Michigan Catholic Hospital Violated Obamacare Provision, ACLU Alleges
The ACLU said the hospital system’s ban on postpartum tubal ligations violated an Affordable Care Act provision because it discriminates on the basis of sex by “denying women a fundamental component of pregnancy- and childbirth-related care.”
A Flint-area Catholic hospital violated a provision of the Affordable Care Act (ACA) when it refused to perform a postpartum tubal ligation on a brain tumor patient last year, the American Civil Liberties Union (ACLU) and its Michigan affiliate alleged in a complaint filed Tuesday.
The complaint targets Ascension Health, which claims to be the largest Catholic health system in the world and the largest nonprofit health system in the United States.
The health system owns the Genesys Regional Medical Center in Grand Blanc, Michigan, which refused to perform the procedure on patient Jessica Mann last September. Genesys cited the Ethical and Religious Directives authored and enforced by the U.S. Conference of Catholic Bishops (USCCB) in refusing the procedure, according to the ACLU.
The ACLU said the hospital’s decision left Mann scrambling for a new doctor less than two months before her scheduled cesarean section. Mann had delivered her first two children and had a previous brain tumor removed at the same hospital.
“At a time when I should have been focused on getting ready to bring my baby into the world, I instead had to frantically search for a new doctor and a new hospital to get the care I needed to protect my life, because the local hospital where I had been a patient for fifteen years forbid it,” Mann said in a statement. “I don’t want other women to be turned away from hospitals that let their religious views trump their patients’ serious medical needs.”
The ACLU, in its complaint to the Office for Civil Rights under the U.S. Department of Health and Human Services (HHS), said the act violated the nondiscrimination provision of the ACA.
Section 1557, as the provision is known, prohibits discrimination on the basis of race, color, national origin, sex, age, or disability in certain health programs.
The ACLU said the hospital system’s ban on postpartum tubal ligations violated Section 1557 because the policy discriminates on the basis of sex by “denying women a fundamental component of pregnancy- and childbirth-related care.” The advocacy group said the hospital system violated the provision by “denying women, but not men, the medical standard of care, and subjecting women to a heightened risk of unintended pregnancy.”
Mann, who had a pre-existing tumor, had been advised by maternal-fetal medicine specialist Dr. Ivana Vettraino to have a tubal ligation at the time of her scheduled c-section. Vettraino advised that, due to Mann’s brain tumor, another pregnancy would be life-threatening, according to the ACLU.
The American Congress of Obstetricians and Gynecologists considers the postpartum tubal ligation process to be a quick, low-risk procedure.
Vettraino, in a formal exception request made to the hospital, explained that anesthesia was a risk for Mann.
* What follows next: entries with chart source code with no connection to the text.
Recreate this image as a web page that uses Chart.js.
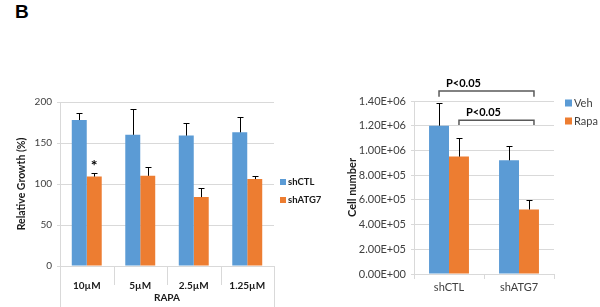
<!DOCTYPE html>
<html>
<head>
<meta charset="utf-8">
<script src="https://cdn.jsdelivr.net/npm/chart.js@4/dist/chart.umd.min.js"></script>
<style>
  html, body { margin: 0; padding: 0; background: #fff; }
  body { width: 600px; height: 307px; position: relative; overflow: hidden; font-family: Lato, sans-serif; }
  #panel-label { position: absolute; left: 15px; top: 1px; font: bold 19px Arial, "Liberation Sans", sans-serif; color: #000; }
  .box { position: absolute; top: 0; height: 307px; }
  #left-box { left: 0; width: 330px; }
  #right-box { left: 300px; width: 300px; }
</style>
</head>
<body>
<div id="panel-label">B</div>
<div class="box" id="left-box"><canvas id="growth-chart" width="330" height="307"></canvas></div>
<div class="box" id="right-box"><canvas id="cell-chart" width="300" height="307"></canvas></div>
<script>
'use strict';

// ---- Panel 1: relative growth under rapamycin ----
const rapaDoses       = ['10µM', '5µM', '2.5µM', '1.25µM'];
const growthSeries    = ['shCTL', 'shATG7'];
const shCTLGrowth     = [178, 160, 159, 163];
const shCTLGrowthErr  = [8, 31, 16, 19];
const shATG7Growth    = [109, 110, 84, 106];
const shATG7GrowthErr = [5, 11, 11, 4];
const growthTicks     = [0, 50, 100, 150, 200];
const growthStars     = [{ series: 1, index: 0, text: '*' }];

// ---- Panel 2: cell number ----
const cellGroups    = ['shCTL', 'shATG7'];
const cellSeries    = ['Veh', 'Rapa'];
const vehCells      = [1200000, 920000];
const vehCellsErr   = [185000, 118000];
const rapaCells     = [950000, 522000];
const rapaCellsErr  = [148000, 75000];
const cellTicks     = [0, 200000, 400000, 600000, 800000, 1000000, 1200000, 1400000];
// brackets: [group, series] at each end, y levels in data units
const cellBrackets = [
  { text: 'P<0.05', from: [0, 0], to: [1, 1], y: 1480000, drop: 45000 },
  { text: 'P<0.05', from: [0, 1], to: [1, 1], y: 1245000, drop: 40000 }
];

const BLUE   = '#5b9bd5';
const ORANGE = '#ed7d31';
const GRID   = '#d9d9d9';
const TEXT   = '#404040';
const DARK   = '#1a1a1a';
const FONT   = 'Lato, "Open Sans", sans-serif';

function sci(v) {
  const parts = v.toExponential(2).split('e');
  const e = parseInt(parts[1], 10);
  const sign = e < 0 ? '-' : '+';
  return parts[0] + 'E' + sign + String(Math.abs(e)).padStart(2, '0');
}

// error bars (upward only) drawn from each dataset's errs array
const errorBars = {
  id: 'errorBars',
  afterDatasetsDraw(chart) {
    const ctx = chart.ctx;
    const y = chart.scales.y;
    ctx.save();
    ctx.strokeStyle = '#000';
    ctx.lineWidth = 1;
    chart.data.datasets.forEach((ds, di) => {
      const meta = chart.getDatasetMeta(di);
      meta.data.forEach((bar, i) => {
        const top = y.getPixelForValue(ds.data[i]);
        const end = y.getPixelForValue(ds.data[i] + ds.errs[i]);
        const x = Math.round(bar.x) + 0.5;
        ctx.beginPath();
        ctx.moveTo(x, top);
        ctx.lineTo(x, Math.round(end) + 0.5);
        ctx.moveTo(x - 3, Math.round(end) + 0.5);
        ctx.lineTo(x + 3, Math.round(end) + 0.5);
        ctx.stroke();
      });
    });
    ctx.restore();
  }
};

// simple square legend
function squareLegend(x0, y0, gap, font, bold, sq) {
  return {
    id: 'squareLegend',
    afterDraw(chart) {
      const ctx = chart.ctx;
      ctx.save();
      ctx.font = (bold ? 'bold ' : '') + font + 'px ' + FONT;
      ctx.textBaseline = 'middle';
      chart.data.datasets.forEach((ds, i) => {
        const y = y0 + i * gap;
        ctx.fillStyle = ds.backgroundColor;
        ctx.fillRect(x0, y - sq / 2, sq, sq);
        ctx.fillStyle = bold ? DARK : TEXT;
        ctx.fillText(ds.label, x0 + sq + 2, y);
      });
      ctx.restore();
    }
  };
}

// ---- Chart 1 ----
const growthCtx = document.getElementById('growth-chart');
new Chart(growthCtx, {
  type: 'bar',
  data: {
    labels: rapaDoses,
    datasets: [
      { label: growthSeries[0], data: shCTLGrowth, errs: shCTLGrowthErr, backgroundColor: BLUE },
      { label: growthSeries[1], data: shATG7Growth, errs: shATG7GrowthErr, backgroundColor: ORANGE }
    ]
  },
  options: {
    responsive: false,
    animation: false,
    devicePixelRatio: 1,
    layout: { padding: { left: 10, top: 102, right: 56, bottom: 0 } },
    datasets: { bar: { barPercentage: 1, categoryPercentage: 0.56 } },
    plugins: { legend: { display: false }, tooltip: { enabled: false } },
    scales: {
      x: {
        grid: { display: false },
        border: { display: true, color: GRID },
        ticks: { color: DARK, padding: 6, font: { family: FONT, size: 10, weight: 'bold' } },
        title: { display: true, text: 'RAPA', color: DARK, padding: { top: 2, bottom: 3 },
                 font: { family: FONT, size: 10, weight: 'bold' } },
        afterFit(s) { s.height = 41; }
      },
      y: {
        min: 0, max: 200,
        afterBuildTicks(s) { s.ticks = growthTicks.map(v => ({ value: v })); },
        grid: { color: GRID, tickLength: 3 },
        border: { color: GRID },
        ticks: { color: TEXT, padding: 5, font: { family: FONT, size: 10 } },
        title: { display: true, text: 'Relative Growth (%)', color: DARK, padding: { top: 5, bottom: 0 },
                 font: { family: FONT, size: 10.5, weight: 'bold' } },
        afterFit(s) { s.width = 50; }
      }
    }
  },
  plugins: [
    errorBars,
    squareLegend(280, 182, 18, 9.5, true, 6),
    {
      id: 'separators',
      afterDraw(chart) {
        const ctx = chart.ctx;
        const x = chart.scales.x;
        const n = rapaDoses.length;
        ctx.save();
        ctx.strokeStyle = GRID;
        ctx.lineWidth = 1;
        for (let i = 0; i <= n; i++) {
          const px = Math.round(x.getPixelForValue(i - 0.5)) + 0.5;
          ctx.beginPath();
          ctx.moveTo(px, x.top);
          ctx.lineTo(px, (i === 0 || i === n) ? chart.height : x.top + 19);
          ctx.stroke();
        }
        // significance marks
        const y = chart.scales.y;
        ctx.fillStyle = '#000';
        ctx.font = 'bold 16px ' + FONT;
        ctx.textAlign = 'center';
        ctx.textBaseline = 'middle';
        growthStars.forEach(m => {
          const ds = chart.data.datasets[m.series];
          const bar = chart.getDatasetMeta(m.series).data[m.index];
          const top = y.getPixelForValue(ds.data[m.index] + ds.errs[m.index]);
          ctx.fillText(m.text, bar.x, top - 7);
        });
        ctx.restore();
      }
    }
  ]
});

// ---- Chart 2 ----
const cellCtx = document.getElementById('cell-chart');
new Chart(cellCtx, {
  type: 'bar',
  data: {
    labels: cellGroups,
    datasets: [
      { label: cellSeries[0], data: vehCells, errs: vehCellsErr, backgroundColor: BLUE },
      { label: cellSeries[1], data: rapaCells, errs: rapaCellsErr, backgroundColor: ORANGE }
    ]
  },
  options: {
    responsive: false,
    animation: false,
    devicePixelRatio: 1,
    layout: { padding: { left: 40, top: 101, right: 46, bottom: 0 } },
    datasets: { bar: { barPercentage: 1, categoryPercentage: 0.57 } },
    plugins: { legend: { display: false }, tooltip: { enabled: false } },
    scales: {
      x: {
        offset: true,
        grid: { offset: true, drawOnChartArea: false, tickLength: 5, color: GRID },
        border: { color: GRID },
        ticks: { color: TEXT, padding: 2, font: { family: FONT, size: 11 } },
        afterFit(s) { s.height = 33; }
      },
      y: {
        min: 0, max: 1400000,
        afterBuildTicks(s) { s.ticks = cellTicks.map(v => ({ value: v })); },
        grid: { color: GRID, tickLength: 3 },
        border: { color: GRID },
        ticks: { color: TEXT, padding: 5, font: { family: FONT, size: 11 }, callback: v => sci(v) },
        title: { display: true, text: 'Cell number', color: DARK, padding: { top: 6, bottom: 0 },
                 font: { family: FONT, size: 11, weight: 'bold' } },
        afterFit(s) { s.width = 74; }
      }
    }
  },
  plugins: [
    errorBars,
    squareLegend(265, 103, 18, 11, false, 7),
    {
      id: 'brackets',
      afterDraw(chart) {
        const ctx = chart.ctx;
        const y = chart.scales.y;
        const barX = (g, s) => chart.getDatasetMeta(s).data[g].x;
        ctx.save();
        ctx.strokeStyle = '#595959';
        ctx.lineWidth = 1.5;
        ctx.fillStyle = '#000';
        ctx.font = 'bold 11px ' + FONT;
        ctx.textAlign = 'left';
        ctx.textBaseline = 'middle';
        cellBrackets.forEach(b => {
          const x1 = barX(b.from[0], b.from[1]);
          const x2 = barX(b.to[0], b.to[1]) + 5;
          const yl = y.getPixelForValue(b.y);
          const yd = y.getPixelForValue(b.y - b.drop);
          ctx.beginPath();
          ctx.moveTo(x1, yd);
          ctx.lineTo(x1, yl);
          ctx.lineTo(x2, yl);
          ctx.lineTo(x2, yd);
          ctx.stroke();
          ctx.fillText(b.text, x1 + 7, yl - 8);
        });
        ctx.restore();
      }
    }
  ]
});
</script>
</body>
</html>
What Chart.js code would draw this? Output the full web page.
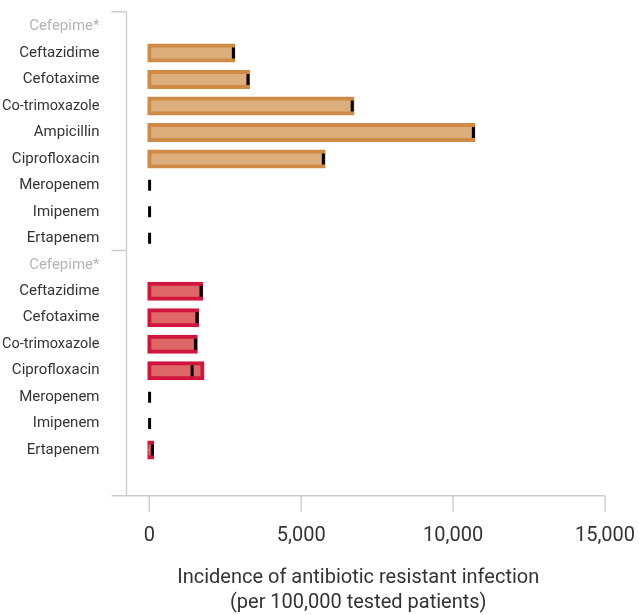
<!DOCTYPE html>
<html>
<head>
<meta charset="utf-8">
<script src="https://cdn.jsdelivr.net/npm/chart.js@4.4.1/dist/chart.umd.min.js"></script>
<style>
  body { margin: 0; background: #fff; }
  #grafico { display: block; }
</style>
</head>
<body>
<canvas id="grafico" width="639" height="615"></canvas>
<script>
// antibiotics, first group (orange) then second group (red)
var drogasGrupo1 = ["Cefepime*", "Ceftazidime", "Cefotaxime", "Co-trimoxazole", "Ampicillin", "Ciprofloxacin", "Meropenem", "Imipenem", "Ertapenem"];
var drogasGrupo2 = ["Cefepime*", "Ceftazidime", "Cefotaxime", "Co-trimoxazole", "Ciprofloxacin", "Meropenem", "Imipenem", "Ertapenem"];

// bar values (per 100,000 tested patients)
var barrasGrupo1 = [null, 2770, 3250, 6690, 10670, 5740, null, null, null];
var barrasGrupo2 = [null, 1710, 1575, 1530, 1750, null, null, 90];

// black tick marks
var marcasGrupo1 = [null, 2770, 3250, 6680, 10670, 5730, 10, 10, 10];
var marcasGrupo2 = [null, 1710, 1575, 1525, 1410, 10, 10, 100];

var ticksX = [0, 5000, 10000, 15000];
var tituloX = ["Incidence of antibiotic resistant infection", "(per 100,000 tested patients)"];

var corTexto = "#333333";
var corCinza = "#b4b4b4";
var corEixo = "#cccccc";

// one empty row at the end leaves the gap above the x axis
var linhas = drogasGrupo1.concat(drogasGrupo2, [""]);
var vazio1 = drogasGrupo1.map(function () { return null; });
var vazio2 = drogasGrupo2.map(function () { return null; });

var dadosLaranja = barrasGrupo1.concat(vazio2, [null]);
var dadosVermelho = vazio1.concat(barrasGrupo2, [null]);
var dadosMarcas = marcasGrupo1.concat(marcasGrupo2, [null]);

// axis lines, ticks, group separator and axis title drawn by hand (offset style axes)
const eixos = {
    id: "eixos",
    afterDraw(chart) {
        const ctx = chart.ctx;
        const area = chart.chartArea;
        const sx = chart.scales.x;
        const sy = chart.scales.y;
        const yEixo = area.bottom + 6;
        const xInicio = area.left - 15;
        const separador = (sy.getPixelForValue(drogasGrupo1.length - 1) + sy.getPixelForValue(drogasGrupo1.length)) / 2 - 1;

        ctx.save();
        ctx.strokeStyle = corEixo;
        ctx.lineWidth = 1.4;
        ctx.beginPath();
        // x axis
        ctx.moveTo(xInicio, yEixo);
        ctx.lineTo(area.right, yEixo);
        ticksX.forEach(function (v) {
            const px = sx.getPixelForValue(v);
            ctx.moveTo(px, yEixo);
            ctx.lineTo(px, yEixo + 16);
        });
        // y axis
        ctx.moveTo(area.left, area.top - 1.5);
        ctx.lineTo(area.left, yEixo);
        ctx.moveTo(xInicio, area.top - 1.5);
        ctx.lineTo(area.left, area.top - 1.5);
        ctx.moveTo(xInicio, separador);
        ctx.lineTo(area.left, separador);
        ctx.stroke();

        // x axis title, centred on the full axis line
        ctx.fillStyle = corTexto;
        ctx.font = "20px Roboto";
        ctx.textAlign = "center";
        ctx.textBaseline = "middle";
        const xMeio = (xInicio + area.right) / 2;
        tituloX.forEach(function (t, i) {
            ctx.fillText(t, xMeio, yEixo + 82 + i * 25);
        });
        ctx.restore();
    }
};

var barraBase = {
    type: "bar",
    barThickness: 15,
    borderWidth: 4,
    borderSkipped: false,
    inflateAmount: 2,
    grouped: false,
    order: 1
};

const config = {
    data: {
        labels: linhas,
        datasets: [
            Object.assign({}, barraBase, {
                label: "Grupo 1",
                data: dadosLaranja,
                backgroundColor: "#dcae7c",
                borderColor: "#cf8b45"
            }),
            Object.assign({}, barraBase, {
                label: "Grupo 2",
                data: dadosVermelho,
                backgroundColor: "#e06767",
                borderColor: "#d1163d"
            }),
            {
                type: "line",
                label: "Marcas",
                indexAxis: "y",
                data: dadosMarcas,
                showLine: false,
                pointStyle: "line",
                pointRotation: 90,
                pointRadius: 5.5,
                pointHoverRadius: 5.5,
                pointBorderWidth: 3,
                pointBorderColor: "#000000",
                pointBackgroundColor: "#000000",
                order: 0
            }
        ]
    },
    options: {
        indexAxis: "y",
        responsive: false,
        animation: false,
        devicePixelRatio: 1,
        locale: "en-US",
        layout: { padding: { top: 13.3, right: 34, bottom: 0, left: 0 } },
        plugins: {
            legend: { display: false },
            tooltip: { enabled: false }
        },
        scales: {
            x: {
                type: "linear",
                position: "bottom",
                min: -750,
                max: 15000,
                grid: { display: false, drawTicks: false },
                border: { display: false },
                afterBuildTicks: function (s) {
                    s.ticks = ticksX.map(function (v) { return { value: v }; });
                },
                afterFit: function (s) {
                    s.height = 125.2;
                    s.paddingLeft = 0;
                    s.paddingRight = 0;
                },
                ticks: {
                    padding: 34,
                    color: corTexto,
                    font: { family: "Roboto", size: 20 },
                    callback: function (v) { return Number(v).toLocaleString("en-US"); }
                }
            },
            y: {
                type: "category",
                position: "left",
                offset: true,
                grid: { display: false, drawTicks: false },
                border: { display: false },
                afterFit: function (s) {
                    s.width = 126.5;
                    s.paddingTop = 0;
                    s.paddingBottom = 0;
                },
                ticks: {
                    padding: 27,
                    autoSkip: false,
                    color: function (c) { return linhas[c.index] === "Cefepime*" ? corCinza : corTexto; },
                    font: function (c) {
                        // the long name is set smaller so it fits the margin
                        if (linhas[c.index] === "Co-trimoxazole") {
                            return { family: "Roboto", size: 14.5 };
                        }
                        return { family: "Roboto", size: 15 };
                    }
                }
            }
        }
    },
    plugins: [eixos]
};

var meuGrafico = new Chart(document.getElementById("grafico"), config);
</script>
</body>
</html>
“To undergo a separate procedure requiring an additional episode of anesthesia when the tubal ligation can be performed with the anesthesia required for the cesarean delivery does not appear to make any sense in regard to patient safety,” Vettraino said.
The ACLU said Genesys waited more than three months to inform Mann’s doctor that the special request had been denied.
Dan Korobkin, deputy legal director at the ACLU of Michigan, noted in a recent statement that nearly one in four hospital beds in Michigan is owned by a Catholic hospital.
The ACLU said it had received complaints from other residents affected by Genesys’ tubal ligations ban and had sent a letter more than a year ago to the Michigan Department of Licensing and Regulatory Affairs, requesting an investigation “into the ban’s serious implications for women’s health.” No investigation was initiated.
In collaboration with MergerWatch, the ACLU highlighted the prevalence of Catholic hospitals and its effect on people seeking reproductive care in a report titled, “Health Care Denied.”
The report, released in May, found that one in six hospital beds in the United States is in a facility that complies with Catholic health directives.
In April, a month before the report was released, the 41,000-member California Medical Association (CMA) joined the ACLU in suing Dignity Health, a Catholic health system, for banning doctors from performing postpartum tubal ligations.
Dignity Health is California’s largest hospital system and recently made headlines for refusing on religious grounds to perform a hysterectomy on a transgender man.